The radiant Claire Rigby with her son Elliott (22 months). Claire's daughter will be arriving via cesarean on the 9th of October. Claire's first pregnancy ended in miscarriage. She conceived Elliott quickly her very next cycle. Claire had a smooth and relaxed pregnancy for the most part. She had some bleeding at 18 weeks that led to her spending two nights in the hospital, but everything ended up being okay. At around 36 weeks, she started to have some pelvic discomfort and wore a belt for the rest of her pregnancy. Claire had thought she'd have a peaceful and beautiful labor that built up slowly, but she lost her mucous plug and was immediately full on with lots of pain. She laid on the bathroom floor asking her husband for an epidural which was not in her birth plan. She ended up going to the hospital the next morning, but she wasn't progressing quickly enough, so they gave her pitocin to dilate to 9.5cms. She pushed and then discovered there was a lip in her cervix. An internal monitor revealed that Elliott's heart rate was dropping, and after 31 hours of labor, she was taken in for a cesarean. After experiencing the whole process with Elliott's labor and delivery, Claire decided from the start to deliver her daughter via cesarean and just get her out in the safest way possible. She's been a lot more tired this pregnancy and has experienced pelvic pain from about 12 weeks on.

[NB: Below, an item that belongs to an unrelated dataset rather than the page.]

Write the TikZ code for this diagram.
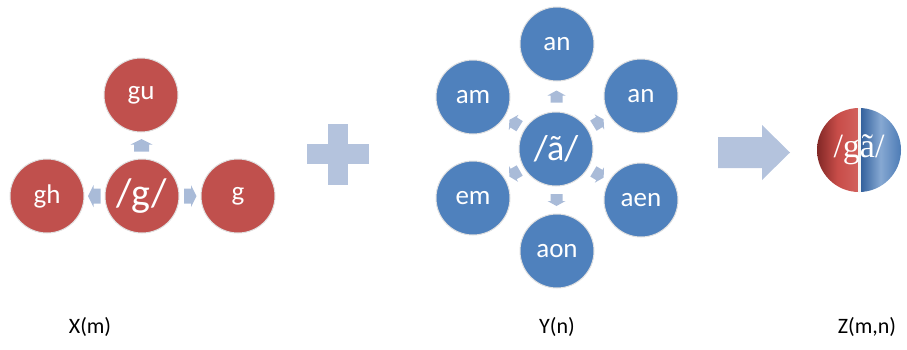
\documentclass[tikz,border=0pt]{standalone}
\usepackage{fontspec}
\setmainfont{Carlito}
\newfontfamily\serifz{Liberation Serif}
\usetikzlibrary{calc}
\definecolor{cred}{HTML}{C0504D}
\definecolor{cblue}{HTML}{4F81BD}
\definecolor{arrowblue}{HTML}{A9BBD8}
\definecolor{plusblue}{HTML}{B4C3DD}
\definecolor{rdark}{HTML}{7E2624}
\definecolor{rmid}{HTML}{C84D49}
\definecolor{rlight}{HTML}{D2625E}
\definecolor{bdark}{HTML}{2C5B98}
\definecolor{bmid}{HTML}{86A8D2}
\definecolor{bedge}{HTML}{4A79B4}
\begin{document}
\begin{tikzpicture}[x=1pt,y=-1pt,
  redball/.style={circle, fill=cred, draw=black!12, line width=1pt, minimum size=74pt, inner sep=0pt, text=white, font=\fontsize{27}{29}\selectfont},
  blueball/.style={redball, fill=cblue},
  sarr/.pic={\fill[arrowblue] (-6,-7.5) -- (1,-7.5) -- (1,-11) -- (6.5,0) -- (1,11) -- (1,7.5) -- (-6,7.5) -- cycle;},
  marr/.pic={\fill[arrowblue] (-6,-6) -- (1,-6) -- (1,-9) -- (6,0) -- (1,9) -- (1,6) -- (-6,6) -- cycle;},
  caplabel/.style={font=\fontsize{22}{24}\selectfont, text=black}
]
\useasboundingbox (0,0) rectangle (907,349);

% left group
\node[redball] (gu) at (141,95) {gu};
\node[redball, font=\fontsize{40}{42}\selectfont] (g0) at (142,196) {/g/};
\node[redball] (gh) at (47,196) {gh};
\node[redball] (g) at (238,196) {g};
\pic[rotate=90] at ($(g0)!0.5!(gu)$) {sarr};
\pic[rotate=180] at ($(g0)!0.5!(gh)$) {sarr};
\pic at ($(g0)!0.5!(g)$) {sarr};

% plus
\fill[plusblue] (307,144) rectangle (369,164);
\fill[plusblue] (328,124) rectangle (348,185);

% middle group
\node[blueball, font=\fontsize{36}{38}\selectfont] (a0) at (556,149) {/ã/};
\node[blueball] (an1) at (557,44) {an};
\node[blueball] (am) at (473,97) {am};
\node[blueball] (an2) at (641,96) {an};
\node[blueball] (em) at (473,198) {em};
\node[blueball] (aen) at (641,200) {aen};
\node[blueball] (aon) at (557,251) {aon};
\pic[rotate=90] at ($(a0)!0.5!(an1)$) {marr};
\pic[rotate=270] at ($(a0)!0.5!(aon)$) {marr};
\pic[rotate=148] at ($(a0)!0.5!(am)$) {marr};
\pic[rotate=32] at ($(a0)!0.5!(an2)$) {marr};
\pic[rotate=210] at ($(a0)!0.5!(em)$) {marr};
\pic[rotate=329] at ($(a0)!0.5!(aen)$) {marr};

% big arrow
\fill[plusblue] (718,137) -- (762,137) -- (762,125) -- (790,152.5) -- (762,180) -- (762,168) -- (718,168) -- cycle;

% result circle
\node[circle, minimum size=84pt, inner sep=0pt] (z) at (859,150) {};
\begin{scope}
  \clip (z.center) circle (42pt);
  \shade[left color=rdark, right color=rlight, middle color=rmid] (816,107) rectangle (859,193);
  \shade[left color=bdark, right color=bedge, middle color=bmid] (859,107) rectangle (902,193);
  \fill[white!92!gray] (858,107) rectangle (860.5,193);
\end{scope}
\node[text=white, font=\serifz\fontsize{34}{36}\selectfont, inner sep=0pt] (zt) at (z.center) {/gã/};

% labels
\node[caplabel] (lx) at (90,327) {X(m)};
\node[caplabel] (ly) at (557,327) {Y(n)};
\node[caplabel] (lz) at (867,327) {Z(m,n)};
\end{tikzpicture}
\end{document}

Otherwise, things have gone well. Claire breastfed Elliott until about 5 months old when her milk supply dropped off. When she was 4 months postpartum, her husband got very sick unexpectedly. What they thought was just the flu led to her finding him unresponsive. He ended up hospitalized in a coma for days with multi-organ failure. Her husband was hospitalized for a short time and ended up on dialysis. Thankfully, he has made a recovery. Claire kept it together for awhile but eventually realized that she was experiencing some postnatal depression. She's been able to seek treatment through a psychological nurse and plans to continue sessions to continue feeling better. Claire and her family are looking forward to the arrival of her daughter in just a few short weeks!